I’ve quoted Giles Wilkes’s paper a few times – I highly recommend it, as it’s strong on analysis, even-handed on criticism and lucidly written. Probably the best thing I’ve read about the public finances, although I like to think my charts are prettier than his. I’ll finish by noting his dissection of the national debt in 2012/13.

Wilkes breaks down the projected increase in the national debt into different categories. Based on his calculations, almost 90% of the extra debt (not counting whatever the financial rescue packages end up costing) is due to a loss of tax revenues and only 10% to higher spending.
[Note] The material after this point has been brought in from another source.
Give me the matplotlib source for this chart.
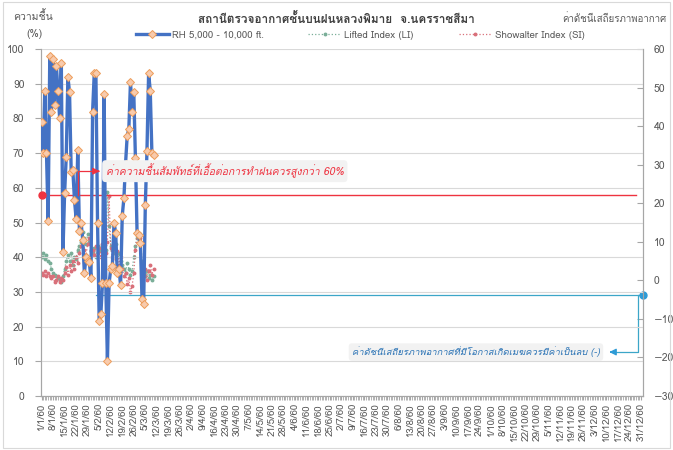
import numpy as np
import pandas as pd
import matplotlib
matplotlib.use("Agg")
import matplotlib.pyplot as plt
from matplotlib import font_manager
from matplotlib.patches import Rectangle
from fontTools.ttLib import TTFont


def find_thai_font():
    # pick the first installed family that has Thai glyphs
    for f in font_manager.fontManager.ttflist:
        try:
            cmap = TTFont(f.fname, fontNumber=0, lazy=True).getBestCmap()
        except Exception:
            continue
        if cmap and 0x0E01 in cmap:
            return f.name
    return "DejaVu Sans"


thai_font = find_thai_font()
plt.rcParams["font.family"] = [thai_font, "DejaVu Sans"]

# ============================================================
# Data (day 0 = 1/1/60)
# ============================================================
dates = pd.date_range("2017-01-01", "2017-12-31", freq="D")
date_labels = [f"{d.day}/{d.month}/60" for d in dates]

rh = [79, 70, 88, 70, 50.5, 98, 82, 97, 84, 95,
      88, 80, 96, 41.5, 58.5, 69, 92, 87.5, 64.5, 65,
      56.5, 51, 71, 47.5, 50, 45, 35.5, 40, 39, 38.5,
      34, 82, 93, 93, 50, 21.5, 23.5, 32.5, 87, 32.5,
      10, 32.5, 36.5, 37.5, 50, 47, 35.5, 36.5, 32, 52,
      57, 67, 75, 77, 90.5, 82, 87.5, 68.5, 47, 46.5,
      44, 28, 26.5, 55, 70.5, 93, 88, 70, 69.5]

li = [6, 7, 5.5, 6.5, 5, 4.5, 3, 2, 1.5, 1,
      0.5, 0, -0.5, 1, 3, 5, 6.5, 5, 7, 4,
      6, 5.5, 8, 9, 10, 12.5, 11, 9.5, 12, 10,
      8, 7, 8.5, 6, 9, 8, 7.5, 9, 10, 8,
      23, 14, 9, 8, 7, 9.5, 6, 7, 5, 4,
      3, 2, 4.5, 3, 1.5, 2.5, 6, 9, 11, 10.5,
      12, 5, 2, 1, 2.5, 0.5, 1.5, 0, 1]

si = [2, 1.5, 2.5, 1, 2, 1, 0.5, 1, -0.5, 0,
      1, -0.5, 0.5, 0, 2, 3.5, 1.5, 4, 2.5, 5,
      3, 6, 4.5, 7, 9, 10.5, 8, 6.5, 9.5, 11,
      7.5, 8, 6.5, 9, 7, 8.5, 6, 9.5, 8, 7,
      10, 22, 8.5, 6, 9, 5.5, 7.5, 4, 6, 3,
      1, 2, -1, 0.5, -3, -1.5, 2, 8, 12, 10,
      11, -2, 1, 3, 0, 2.5, 4, 1.5, 3]

rh_threshold = 58
index_threshold = -3.7

days = np.arange(len(dates))

# ============================================================
# Figure
# ============================================================
fig = plt.figure(figsize=(6.73, 4.5), dpi=100)
ax = fig.add_axes([0.061, 0.12, 0.894, 0.771])
ax2 = ax.twinx()

blue = "#4472C4"
grey_txt = "#595959"

ax.plot(days[:len(rh)], rh, color=blue, lw=2.4, marker="D", ms=3.6,
        mfc="#F8CBAD", mec="#ED9C5A", mew=0.7, zorder=5,
        label="RH 5,000 - 10,000 ft.")
ax2.plot(days[:len(li)], li, color="#7AAE98", lw=0.9, ls=":", marker="o",
         ms=1.8, zorder=3, label="Lifted Index (LI)")
ax2.plot(days[:len(si)], si, color="#D9707A", lw=0.9, ls=":", marker="o",
         ms=1.8, zorder=3, label="Showalter Index (SI)")
ax.set_zorder(ax2.get_zorder() + 1)
ax.patch.set_visible(False)

# axes
ax.set_xlim(-0.3, 365)
ax.set_ylim(0, 100)
ax2.set_ylim(-30, 60)
ax.set_yticks(np.arange(0, 101, 10))
ax2.set_yticks(np.arange(-30, 61, 10))
ax.yaxis.grid(True, color="#D9D9D9", lw=0.8)
ax.set_axisbelow(True)

ax.set_xticks(days[::7])
ax.set_xticklabels(date_labels[::7], rotation=90, fontsize=7, color=grey_txt)
ax.set_xticks(days, minor=True)
ax.tick_params(axis="x", which="both", length=3, color="#A6A6A6", pad=2)
ax.tick_params(axis="y", length=4, color="#A6A6A6", labelsize=7.5,
               labelcolor=grey_txt, pad=8)
ax2.tick_params(axis="y", direction="in", length=4, color="#A6A6A6",
                labelsize=7.5, labelcolor=grey_txt, pad=8)

for a in (ax, ax2):
    a.spines["top"].set_visible(False)
    for s in ("left", "right", "bottom"):
        a.spines[s].set_color("#A6A6A6")
        a.spines[s].set_linewidth(0.8)

# RH threshold annotation
red = "#EE3340"
ax.axhline(rh_threshold, xmin=0, xmax=361 / 365.3, color=red, lw=1.0, zorder=4)
ax.plot([0], [rh_threshold], "o", color=red, ms=5, clip_on=False, zorder=6)
ax.plot([22, 22, 34], [rh_threshold, 64.8, 64.8], color=red, lw=0.9, zorder=6)
ax.annotate("", xy=(37, 64.8), xytext=(33, 64.8),
            arrowprops=dict(arrowstyle="-|>", color=red, lw=0.9), zorder=6)
ax.text(39, 64.8, "ค่าความชื้นสัมพัทธ์ที่เอื้อต่อการทำฝนควรสูงกว่า 60%",
        color=red, fontsize=7.5, style="italic", va="center", ha="left", zorder=7,
        bbox=dict(boxstyle="round,pad=0.35", fc="#F2F2F2", ec="none"))

# stability index annotation
cyan = "#3CA6C8"
ax2.plot([33, 365], [index_threshold, index_threshold], color=cyan, lw=0.9,
         zorder=4, clip_on=False)
ax2.plot([365], [index_threshold], "o", color="#2E9BD6", ms=5, clip_on=False,
         zorder=6)
ax2.plot([362, 362, 347], [index_threshold, -18.6, -18.6], color=cyan, lw=0.9)
ax2.annotate("", xy=(343, -18.6), xytext=(348, -18.6),
             arrowprops=dict(arrowstyle="-|>", color="#2E9BD6", lw=0.9))
ax2.text(339, -18.6, "ค่าดัชนีเสถียรภาพอากาศที่มีโอกาสเกิดเมฆควรมีค่าเป็นลบ (-)",
         color="#2E75B6", fontsize=6.8, style="italic", va="center", ha="right",
         bbox=dict(boxstyle="round,pad=0.35", fc="#F2F2F2", ec="none"))

# titles / labels
fig.text(0.50, 0.958, "สถานีตรวจอากาศชั้นบนฝนหลวงพิมาย  จ.นครราชสีมา",
         ha="center", va="center", fontsize=8.5, fontweight="bold", color="#404040")
fig.text(0.049, 0.965, "ความชื้น", ha="center", va="center", fontsize=7.5,
         color=grey_txt)
fig.text(0.051, 0.925, "(%)", ha="center", va="center", fontsize=7.5,
         color=grey_txt)
fig.text(0.99, 0.958, "ค่าดัชนีเสถียรภาพอากาศ", ha="right", va="center",
         fontsize=7, color=grey_txt)

h1, l1 = ax.get_legend_handles_labels()
h2, l2 = ax2.get_legend_handles_labels()
fig.legend(h1 + h2, l1 + l2, loc="center", bbox_to_anchor=(0.535, 0.922),
           ncol=3, frameon=False, fontsize=7, handlelength=3.4,
           handletextpad=0.3, columnspacing=4.6, labelcolor=grey_txt)

fig.patches.append(Rectangle((0.004, 0.004), 0.992, 0.992,
                             transform=fig.transFigure, fill=False,
                             edgecolor="#D9D9D9", lw=0.8))

fig.savefig("out.png", dpi=100)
Of the 90%, about a quarter is down to the loss of “volatile ‘bubble’ revenues” (e.g. from housing and finance), on which the Treasury had become over-reliant, and the rest to lower taxes from the rest of the ailing economy.

Furthermore, while 54% of the total debt in 2012/13 will simply be debt that there would have been anyway without the recession, Wilkes judges that three-tenths of this will be due to the structural deficit: while its origins were definitely BC, it’s still there and still pushing up borrowing. So a bit over a quarter of the total debt, he reckons, will be due to bad government policy and the rest the ‘ordinary’ effects of the recession.